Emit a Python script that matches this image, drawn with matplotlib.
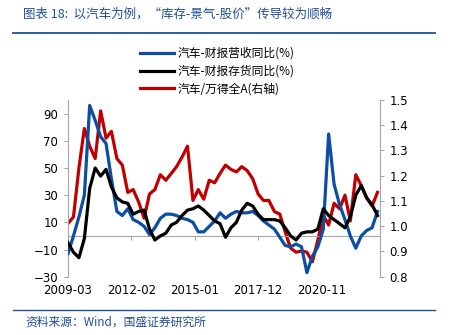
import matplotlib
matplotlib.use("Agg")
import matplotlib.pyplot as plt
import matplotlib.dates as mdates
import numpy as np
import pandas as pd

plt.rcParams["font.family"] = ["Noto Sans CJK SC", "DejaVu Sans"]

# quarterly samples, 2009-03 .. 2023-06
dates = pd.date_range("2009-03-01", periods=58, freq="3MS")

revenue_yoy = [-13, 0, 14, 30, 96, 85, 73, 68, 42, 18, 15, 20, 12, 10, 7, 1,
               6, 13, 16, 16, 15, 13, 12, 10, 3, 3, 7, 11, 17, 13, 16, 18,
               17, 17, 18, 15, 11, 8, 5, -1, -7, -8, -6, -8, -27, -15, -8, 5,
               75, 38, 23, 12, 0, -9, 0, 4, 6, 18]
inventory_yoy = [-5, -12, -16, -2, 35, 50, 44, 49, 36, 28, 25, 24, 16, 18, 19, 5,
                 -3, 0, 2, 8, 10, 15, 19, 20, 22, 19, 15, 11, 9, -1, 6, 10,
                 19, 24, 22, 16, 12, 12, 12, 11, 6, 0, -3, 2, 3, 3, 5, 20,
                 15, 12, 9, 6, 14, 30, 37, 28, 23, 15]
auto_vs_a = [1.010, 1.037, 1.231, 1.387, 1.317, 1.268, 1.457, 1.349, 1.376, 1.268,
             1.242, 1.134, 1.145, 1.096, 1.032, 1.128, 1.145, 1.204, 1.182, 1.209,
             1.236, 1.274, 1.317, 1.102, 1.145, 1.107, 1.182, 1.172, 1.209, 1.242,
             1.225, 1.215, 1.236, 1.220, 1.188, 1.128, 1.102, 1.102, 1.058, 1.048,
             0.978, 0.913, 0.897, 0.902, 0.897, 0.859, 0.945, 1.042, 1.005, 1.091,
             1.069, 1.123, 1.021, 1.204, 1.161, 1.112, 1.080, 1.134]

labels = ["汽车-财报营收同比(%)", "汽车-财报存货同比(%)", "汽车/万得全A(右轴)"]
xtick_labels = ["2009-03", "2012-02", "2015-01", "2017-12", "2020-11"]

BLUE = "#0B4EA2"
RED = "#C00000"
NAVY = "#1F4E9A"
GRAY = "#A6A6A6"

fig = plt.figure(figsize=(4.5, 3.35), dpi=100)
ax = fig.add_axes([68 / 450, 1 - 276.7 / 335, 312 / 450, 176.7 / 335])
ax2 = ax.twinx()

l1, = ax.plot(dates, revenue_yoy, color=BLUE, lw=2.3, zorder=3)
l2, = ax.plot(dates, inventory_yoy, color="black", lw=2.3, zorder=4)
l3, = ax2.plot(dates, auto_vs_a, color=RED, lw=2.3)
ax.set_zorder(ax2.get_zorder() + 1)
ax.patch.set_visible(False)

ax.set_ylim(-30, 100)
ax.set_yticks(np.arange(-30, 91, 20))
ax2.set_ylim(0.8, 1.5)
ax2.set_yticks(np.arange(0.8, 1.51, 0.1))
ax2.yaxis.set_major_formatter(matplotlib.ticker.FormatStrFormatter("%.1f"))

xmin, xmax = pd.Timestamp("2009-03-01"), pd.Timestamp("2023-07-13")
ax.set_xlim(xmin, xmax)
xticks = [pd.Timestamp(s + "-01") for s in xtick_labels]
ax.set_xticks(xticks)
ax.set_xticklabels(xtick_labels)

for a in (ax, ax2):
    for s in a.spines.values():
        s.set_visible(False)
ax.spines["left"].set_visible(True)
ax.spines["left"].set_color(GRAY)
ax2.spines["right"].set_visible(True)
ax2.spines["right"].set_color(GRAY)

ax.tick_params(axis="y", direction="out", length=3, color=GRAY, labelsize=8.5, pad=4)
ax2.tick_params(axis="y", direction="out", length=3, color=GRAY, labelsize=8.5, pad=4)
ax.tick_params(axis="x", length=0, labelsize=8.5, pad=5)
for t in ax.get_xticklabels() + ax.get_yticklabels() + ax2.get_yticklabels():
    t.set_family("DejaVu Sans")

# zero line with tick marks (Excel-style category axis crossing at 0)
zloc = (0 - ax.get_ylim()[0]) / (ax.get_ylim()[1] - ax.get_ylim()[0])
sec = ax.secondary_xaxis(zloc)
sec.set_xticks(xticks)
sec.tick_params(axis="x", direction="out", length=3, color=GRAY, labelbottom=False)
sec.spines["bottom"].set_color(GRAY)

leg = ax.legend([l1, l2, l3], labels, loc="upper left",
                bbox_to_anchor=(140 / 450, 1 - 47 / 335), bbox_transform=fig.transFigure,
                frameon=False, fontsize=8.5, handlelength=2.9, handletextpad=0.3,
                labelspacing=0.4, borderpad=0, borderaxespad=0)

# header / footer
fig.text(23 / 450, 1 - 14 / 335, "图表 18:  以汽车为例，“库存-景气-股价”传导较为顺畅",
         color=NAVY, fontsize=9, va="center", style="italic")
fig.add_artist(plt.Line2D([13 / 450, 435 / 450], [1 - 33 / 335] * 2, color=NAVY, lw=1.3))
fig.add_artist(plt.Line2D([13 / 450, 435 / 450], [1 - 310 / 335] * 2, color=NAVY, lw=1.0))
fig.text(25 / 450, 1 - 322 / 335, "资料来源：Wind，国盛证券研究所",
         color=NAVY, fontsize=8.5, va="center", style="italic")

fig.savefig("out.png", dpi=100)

|---|

→ What to do:
Every line of the material is to be quoted exactly, with no pictures carried over.

→ Result of this task:
Emit a Python script that matches this image, drawn with matplotlib.
import matplotlib
matplotlib.use("Agg")
import matplotlib.pyplot as plt
import matplotlib.dates as mdates
import numpy as np
import pandas as pd

plt.rcParams["font.family"] = ["Noto Sans CJK SC", "DejaVu Sans"]

# quarterly samples, 2009-03 .. 2023-06
dates = pd.date_range("2009-03-01", periods=58, freq="3MS")

revenue_yoy = [-13, 0, 14, 30, 96, 85, 73, 68, 42, 18, 15, 20, 12, 10, 7, 1,
               6, 13, 16, 16, 15, 13, 12, 10, 3, 3, 7, 11, 17, 13, 16, 18,
               17, 17, 18, 15, 11, 8, 5, -1, -7, -8, -6, -8, -27, -15, -8, 5,
               75, 38, 23, 12, 0, -9, 0, 4, 6, 18]
inventory_yoy = [-5, -12, -16, -2, 35, 50, 44, 49, 36, 28, 25, 24, 16, 18, 19, 5,
                 -3, 0, 2, 8, 10, 15, 19, 20, 22, 19, 15, 11, 9, -1, 6, 10,
                 19, 24, 22, 16, 12, 12, 12, 11, 6, 0, -3, 2, 3, 3, 5, 20,
                 15, 12, 9, 6, 14, 30, 37, 28, 23, 15]
auto_vs_a = [1.010, 1.037, 1.231, 1.387, 1.317, 1.268, 1.457, 1.349, 1.376, 1.268,
             1.242, 1.134, 1.145, 1.096, 1.032, 1.128, 1.145, 1.204, 1.182, 1.209,
             1.236, 1.274, 1.317, 1.102, 1.145, 1.107, 1.182, 1.172, 1.209, 1.242,
             1.225, 1.215, 1.236, 1.220, 1.188, 1.128, 1.102, 1.102, 1.058, 1.048,
             0.978, 0.913, 0.897, 0.902, 0.897, 0.859, 0.945, 1.042, 1.005, 1.091,
             1.069, 1.123, 1.021, 1.204, 1.161, 1.112, 1.080, 1.134]

labels = ["汽车-财报营收同比(%)", "汽车-财报存货同比(%)", "汽车/万得全A(右轴)"]
xtick_labels = ["2009-03", "2012-02", "2015-01", "2017-12", "2020-11"]

BLUE = "#0B4EA2"
RED = "#C00000"
NAVY = "#1F4E9A"
GRAY = "#A6A6A6"

fig = plt.figure(figsize=(4.5, 3.35), dpi=100)
ax = fig.add_axes([68 / 450, 1 - 276.7 / 335, 312 / 450, 176.7 / 335])
ax2 = ax.twinx()

l1, = ax.plot(dates, revenue_yoy, color=BLUE, lw=2.3, zorder=3)
l2, = ax.plot(dates, inventory_yoy, color="black", lw=2.3, zorder=4)
l3, = ax2.plot(dates, auto_vs_a, color=RED, lw=2.3)
ax.set_zorder(ax2.get_zorder() + 1)
ax.patch.set_visible(False)

ax.set_ylim(-30, 100)
ax.set_yticks(np.arange(-30, 91, 20))
ax2.set_ylim(0.8, 1.5)
ax2.set_yticks(np.arange(0.8, 1.51, 0.1))
ax2.yaxis.set_major_formatter(matplotlib.ticker.FormatStrFormatter("%.1f"))

xmin, xmax = pd.Timestamp("2009-03-01"), pd.Timestamp("2023-07-13")
ax.set_xlim(xmin, xmax)
xticks = [pd.Timestamp(s + "-01") for s in xtick_labels]
ax.set_xticks(xticks)
ax.set_xticklabels(xtick_labels)

for a in (ax, ax2):
    for s in a.spines.values():
        s.set_visible(False)
ax.spines["left"].set_visible(True)
ax.spines["left"].set_color(GRAY)
ax2.spines["right"].set_visible(True)
ax2.spines["right"].set_color(GRAY)

ax.tick_params(axis="y", direction="out", length=3, color=GRAY, labelsize=8.5, pad=4)
ax2.tick_params(axis="y", direction="out", length=3, color=GRAY, labelsize=8.5, pad=4)
ax.tick_params(axis="x", length=0, labelsize=8.5, pad=5)
for t in ax.get_xticklabels() + ax.get_yticklabels() + ax2.get_yticklabels():
    t.set_family("DejaVu Sans")

# zero line with tick marks (Excel-style category axis crossing at 0)
zloc = (0 - ax.get_ylim()[0]) / (ax.get_ylim()[1] - ax.get_ylim()[0])
sec = ax.secondary_xaxis(zloc)
sec.set_xticks(xticks)
sec.tick_params(axis="x", direction="out", length=3, color=GRAY, labelbottom=False)
sec.spines["bottom"].set_color(GRAY)

leg = ax.legend([l1, l2, l3], labels, loc="upper left",
                bbox_to_anchor=(140 / 450, 1 - 47 / 335), bbox_transform=fig.transFigure,
                frameon=False, fontsize=8.5, handlelength=2.9, handletextpad=0.3,
                labelspacing=0.4, borderpad=0, borderaxespad=0)

# header / footer
fig.text(23 / 450, 1 - 14 / 335, "图表 18:  以汽车为例，“库存-景气-股价”传导较为顺畅",
         color=NAVY, fontsize=9, va="center", style="italic")
fig.add_artist(plt.Line2D([13 / 450, 435 / 450], [1 - 33 / 335] * 2, color=NAVY, lw=1.3))
fig.add_artist(plt.Line2D([13 / 450, 435 / 450], [1 - 310 / 335] * 2, color=NAVY, lw=1.0))
fig.text(25 / 450, 1 - 322 / 335, "资料来源：Wind，国盛证券研究所",
         color=NAVY, fontsize=8.5, va="center", style="italic")

fig.savefig("out.png", dpi=100)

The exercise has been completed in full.